The constitution has a very simple and important role. It is there to set up the basic rules by which our society is ordered, to outline the powers which can and can not be granted to the various branches and levels of government, and to outline the remedies available to the people in order to keep the government in check. It is not there to act as an historical record of the comings and goings of people from the country.

The constitution can, to a limited degree, explain things or values which give context to the rules which it sets out, but it should not act as a sounding board for documentation of truth or opinion of events which have transpired.
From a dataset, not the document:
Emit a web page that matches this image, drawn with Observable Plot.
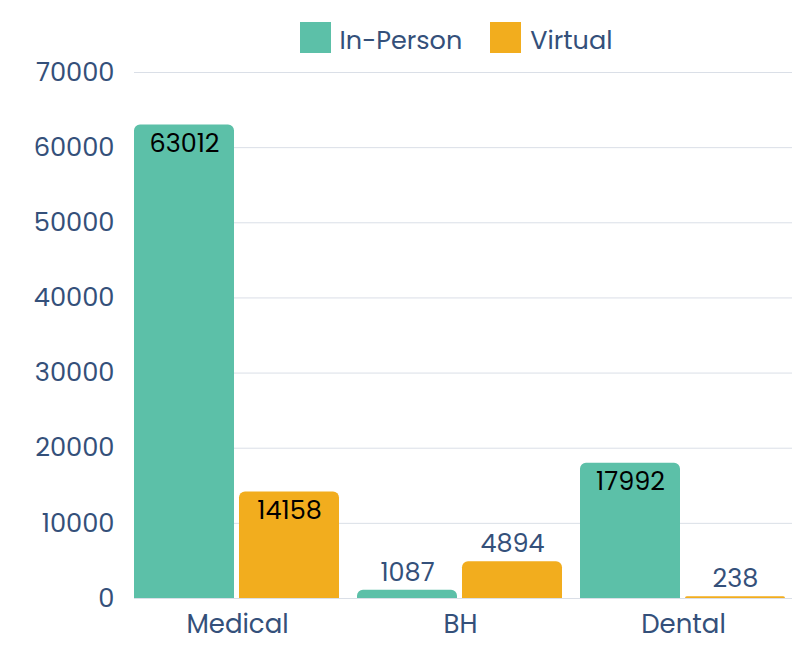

At the level of the basic format of a constitution, that is why I oppose what happened in Parliament yesterday, but I also have a specific reason for opposing this specific proposed change to the constitution.

Having a constitution which acknowledges “traditional owners” of the land or “prior inhabitants” or anything along those lines gives immediate rise to the very real possibility of Aboriginal people being given more rights or more legal status than other Australians, and would pave the way for racially preferential legislation to be passed in their favour.

It is bad enough that, under current legislation, there is a limited ability for government to treat Aboriginal people more preferentially than other Australians (such as Centrelink payments specifically granted to Aboriginal people due to their racial background), but this will be able to get much worse if the proposed changes to the constitution are approved by the public.

It is not accident that this legislation passed on the anniversary of Kevin Rudd’s dangerous apology to the so-called “stolen generation”. I noted back then that it was a bad idea which would have dire consequences, and we have seen some small-scale examples of the potential fallout since then. It bothers me greatly that Tony Abbott, a usually sensible man, still fails to see the problems with this whole idea.

Hopefully the rest of the population are smarter than our federal politicians and see through this whole thing. Hopefully they will vote against this dangerous change to the constitution.